§ Exercise requirements
Without the pictures, give the entries below again exactly as written.

^^^^^^^^

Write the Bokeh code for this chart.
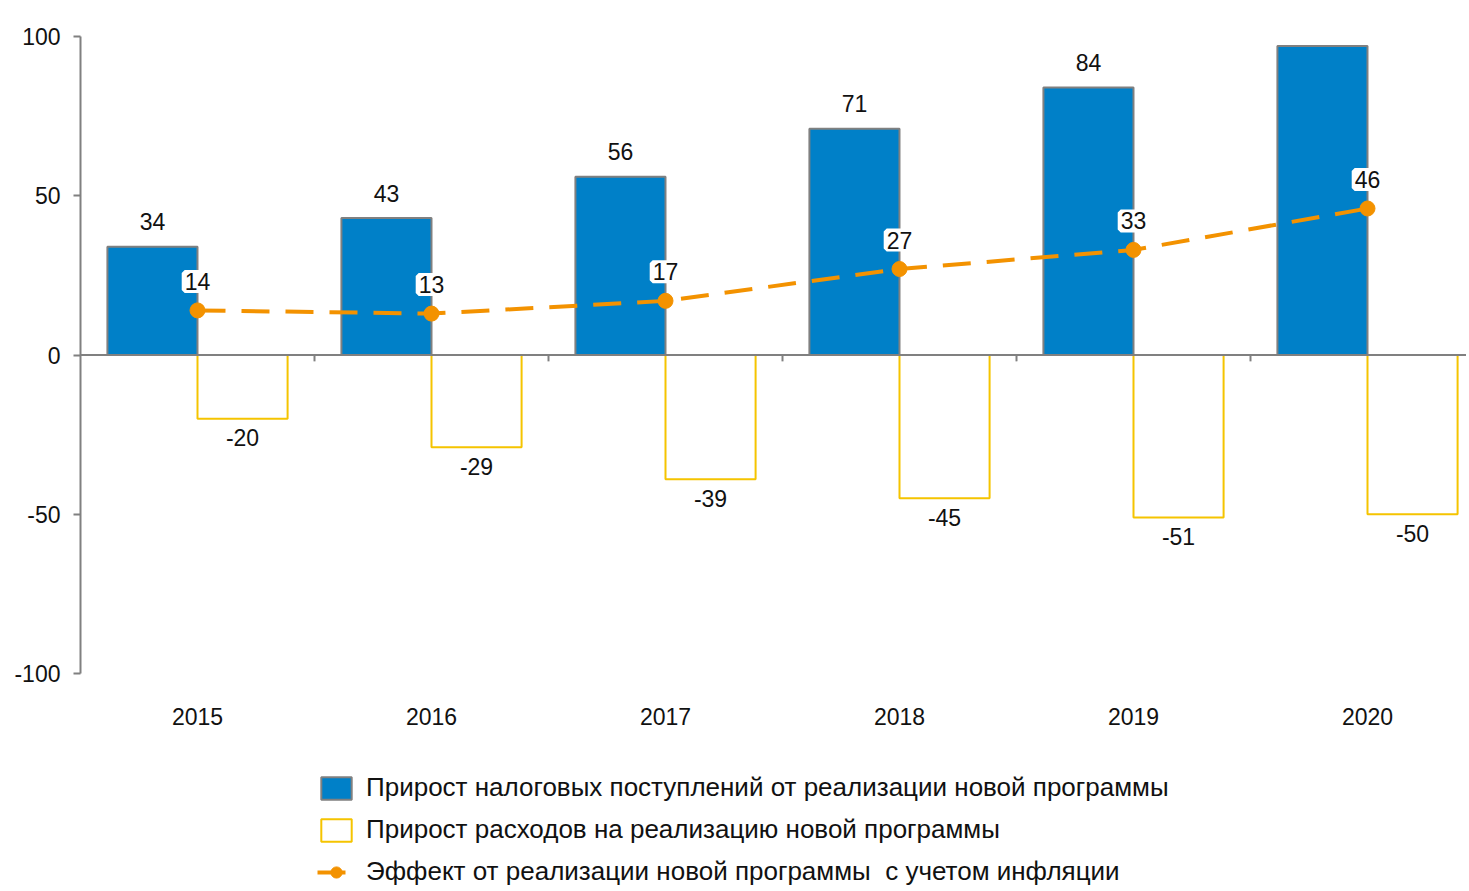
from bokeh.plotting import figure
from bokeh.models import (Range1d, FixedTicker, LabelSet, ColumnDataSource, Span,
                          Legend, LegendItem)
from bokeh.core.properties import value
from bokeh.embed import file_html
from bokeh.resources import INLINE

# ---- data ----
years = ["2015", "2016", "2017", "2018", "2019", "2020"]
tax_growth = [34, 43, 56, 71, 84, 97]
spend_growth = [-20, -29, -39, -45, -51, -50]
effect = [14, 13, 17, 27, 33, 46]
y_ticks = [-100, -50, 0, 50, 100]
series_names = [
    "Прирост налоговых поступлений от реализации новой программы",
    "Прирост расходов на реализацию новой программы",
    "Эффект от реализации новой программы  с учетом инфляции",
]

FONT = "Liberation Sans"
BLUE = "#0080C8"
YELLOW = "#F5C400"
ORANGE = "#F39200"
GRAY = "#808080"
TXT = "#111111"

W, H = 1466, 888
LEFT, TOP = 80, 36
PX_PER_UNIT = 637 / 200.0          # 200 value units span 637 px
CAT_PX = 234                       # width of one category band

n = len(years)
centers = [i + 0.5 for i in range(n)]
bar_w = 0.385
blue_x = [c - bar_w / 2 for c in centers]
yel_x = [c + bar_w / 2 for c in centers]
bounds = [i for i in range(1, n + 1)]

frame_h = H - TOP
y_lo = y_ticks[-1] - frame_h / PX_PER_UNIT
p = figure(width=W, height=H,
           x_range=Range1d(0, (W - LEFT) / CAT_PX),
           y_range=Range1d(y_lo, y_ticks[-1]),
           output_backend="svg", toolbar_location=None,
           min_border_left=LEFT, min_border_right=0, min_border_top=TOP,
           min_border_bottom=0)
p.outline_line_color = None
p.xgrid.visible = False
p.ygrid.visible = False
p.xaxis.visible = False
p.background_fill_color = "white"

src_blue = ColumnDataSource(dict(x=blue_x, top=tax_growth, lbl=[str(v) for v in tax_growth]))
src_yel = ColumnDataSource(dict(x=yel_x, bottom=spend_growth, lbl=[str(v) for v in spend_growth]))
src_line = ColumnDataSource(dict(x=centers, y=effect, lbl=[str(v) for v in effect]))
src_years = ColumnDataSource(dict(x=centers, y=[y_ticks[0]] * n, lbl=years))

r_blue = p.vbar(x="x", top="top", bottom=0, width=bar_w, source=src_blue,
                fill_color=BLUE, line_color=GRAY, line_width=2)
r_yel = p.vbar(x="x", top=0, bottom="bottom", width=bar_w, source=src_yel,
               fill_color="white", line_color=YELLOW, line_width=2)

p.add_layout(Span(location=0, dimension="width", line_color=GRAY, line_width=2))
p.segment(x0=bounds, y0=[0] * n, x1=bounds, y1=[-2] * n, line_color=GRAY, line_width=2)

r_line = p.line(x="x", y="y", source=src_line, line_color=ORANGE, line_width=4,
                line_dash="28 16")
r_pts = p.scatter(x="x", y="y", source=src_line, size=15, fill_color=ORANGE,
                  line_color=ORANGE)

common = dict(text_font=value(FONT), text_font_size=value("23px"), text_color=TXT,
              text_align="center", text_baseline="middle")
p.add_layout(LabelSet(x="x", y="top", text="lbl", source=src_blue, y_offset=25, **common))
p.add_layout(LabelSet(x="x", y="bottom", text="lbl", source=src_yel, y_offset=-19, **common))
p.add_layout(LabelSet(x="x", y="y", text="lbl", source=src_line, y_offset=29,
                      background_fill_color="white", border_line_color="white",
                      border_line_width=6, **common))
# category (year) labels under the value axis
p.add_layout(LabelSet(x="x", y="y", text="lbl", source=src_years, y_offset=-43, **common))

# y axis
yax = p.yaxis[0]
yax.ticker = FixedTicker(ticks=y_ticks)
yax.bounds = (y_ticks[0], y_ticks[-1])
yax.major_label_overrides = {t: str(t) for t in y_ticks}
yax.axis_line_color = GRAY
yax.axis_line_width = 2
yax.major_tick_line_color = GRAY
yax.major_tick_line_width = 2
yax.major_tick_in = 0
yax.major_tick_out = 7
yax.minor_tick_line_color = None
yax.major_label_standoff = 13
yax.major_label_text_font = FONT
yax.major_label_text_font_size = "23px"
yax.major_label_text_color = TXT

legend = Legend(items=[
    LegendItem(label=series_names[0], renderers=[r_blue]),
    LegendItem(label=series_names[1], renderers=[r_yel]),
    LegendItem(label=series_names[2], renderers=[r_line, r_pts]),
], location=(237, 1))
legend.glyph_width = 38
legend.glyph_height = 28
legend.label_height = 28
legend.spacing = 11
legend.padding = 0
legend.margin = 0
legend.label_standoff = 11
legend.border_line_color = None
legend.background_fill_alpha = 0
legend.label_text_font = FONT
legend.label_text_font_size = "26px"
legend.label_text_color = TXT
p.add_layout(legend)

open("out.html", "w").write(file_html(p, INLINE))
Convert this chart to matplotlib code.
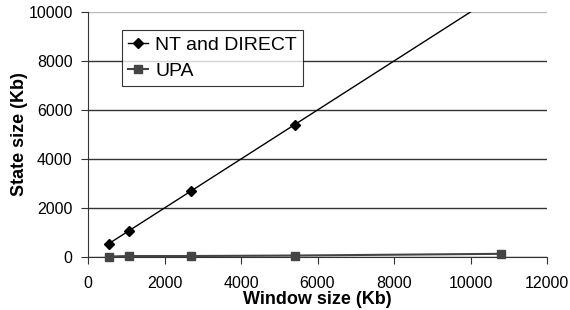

^^^^^^^^

§ Finished task
Write the Bokeh code for this chart.
from bokeh.plotting import figure
from bokeh.models import (Range1d, FixedTicker, LabelSet, ColumnDataSource, Span,
                          Legend, LegendItem)
from bokeh.core.properties import value
from bokeh.embed import file_html
from bokeh.resources import INLINE

# ---- data ----
years = ["2015", "2016", "2017", "2018", "2019", "2020"]
tax_growth = [34, 43, 56, 71, 84, 97]
spend_growth = [-20, -29, -39, -45, -51, -50]
effect = [14, 13, 17, 27, 33, 46]
y_ticks = [-100, -50, 0, 50, 100]
series_names = [
    "Прирост налоговых поступлений от реализации новой программы",
    "Прирост расходов на реализацию новой программы",
    "Эффект от реализации новой программы  с учетом инфляции",
]

FONT = "Liberation Sans"
BLUE = "#0080C8"
YELLOW = "#F5C400"
ORANGE = "#F39200"
GRAY = "#808080"
TXT = "#111111"

W, H = 1466, 888
LEFT, TOP = 80, 36
PX_PER_UNIT = 637 / 200.0          # 200 value units span 637 px
CAT_PX = 234                       # width of one category band

n = len(years)
centers = [i + 0.5 for i in range(n)]
bar_w = 0.385
blue_x = [c - bar_w / 2 for c in centers]
yel_x = [c + bar_w / 2 for c in centers]
bounds = [i for i in range(1, n + 1)]

frame_h = H - TOP
y_lo = y_ticks[-1] - frame_h / PX_PER_UNIT
p = figure(width=W, height=H,
           x_range=Range1d(0, (W - LEFT) / CAT_PX),
           y_range=Range1d(y_lo, y_ticks[-1]),
           output_backend="svg", toolbar_location=None,
           min_border_left=LEFT, min_border_right=0, min_border_top=TOP,
           min_border_bottom=0)
p.outline_line_color = None
p.xgrid.visible = False
p.ygrid.visible = False
p.xaxis.visible = False
p.background_fill_color = "white"

src_blue = ColumnDataSource(dict(x=blue_x, top=tax_growth, lbl=[str(v) for v in tax_growth]))
src_yel = ColumnDataSource(dict(x=yel_x, bottom=spend_growth, lbl=[str(v) for v in spend_growth]))
src_line = ColumnDataSource(dict(x=centers, y=effect, lbl=[str(v) for v in effect]))
src_years = ColumnDataSource(dict(x=centers, y=[y_ticks[0]] * n, lbl=years))

r_blue = p.vbar(x="x", top="top", bottom=0, width=bar_w, source=src_blue,
                fill_color=BLUE, line_color=GRAY, line_width=2)
r_yel = p.vbar(x="x", top=0, bottom="bottom", width=bar_w, source=src_yel,
               fill_color="white", line_color=YELLOW, line_width=2)

p.add_layout(Span(location=0, dimension="width", line_color=GRAY, line_width=2))
p.segment(x0=bounds, y0=[0] * n, x1=bounds, y1=[-2] * n, line_color=GRAY, line_width=2)

r_line = p.line(x="x", y="y", source=src_line, line_color=ORANGE, line_width=4,
                line_dash="28 16")
r_pts = p.scatter(x="x", y="y", source=src_line, size=15, fill_color=ORANGE,
                  line_color=ORANGE)

common = dict(text_font=value(FONT), text_font_size=value("23px"), text_color=TXT,
              text_align="center", text_baseline="middle")
p.add_layout(LabelSet(x="x", y="top", text="lbl", source=src_blue, y_offset=25, **common))
p.add_layout(LabelSet(x="x", y="bottom", text="lbl", source=src_yel, y_offset=-19, **common))
p.add_layout(LabelSet(x="x", y="y", text="lbl", source=src_line, y_offset=29,
                      background_fill_color="white", border_line_color="white",
                      border_line_width=6, **common))
# category (year) labels under the value axis
p.add_layout(LabelSet(x="x", y="y", text="lbl", source=src_years, y_offset=-43, **common))

# y axis
yax = p.yaxis[0]
yax.ticker = FixedTicker(ticks=y_ticks)
yax.bounds = (y_ticks[0], y_ticks[-1])
yax.major_label_overrides = {t: str(t) for t in y_ticks}
yax.axis_line_color = GRAY
yax.axis_line_width = 2
yax.major_tick_line_color = GRAY
yax.major_tick_line_width = 2
yax.major_tick_in = 0
yax.major_tick_out = 7
yax.minor_tick_line_color = None
yax.major_label_standoff = 13
yax.major_label_text_font = FONT
yax.major_label_text_font_size = "23px"
yax.major_label_text_color = TXT

legend = Legend(items=[
    LegendItem(label=series_names[0], renderers=[r_blue]),
    LegendItem(label=series_names[1], renderers=[r_yel]),
    LegendItem(label=series_names[2], renderers=[r_line, r_pts]),
], location=(237, 1))
legend.glyph_width = 38
legend.glyph_height = 28
legend.label_height = 28
legend.spacing = 11
legend.padding = 0
legend.margin = 0
legend.label_standoff = 11
legend.border_line_color = None
legend.background_fill_alpha = 0
legend.label_text_font = FONT
legend.label_text_font_size = "26px"
legend.label_text_color = TXT
p.add_layout(legend)

open("out.html", "w").write(file_html(p, INLINE))
Convert this chart to matplotlib code.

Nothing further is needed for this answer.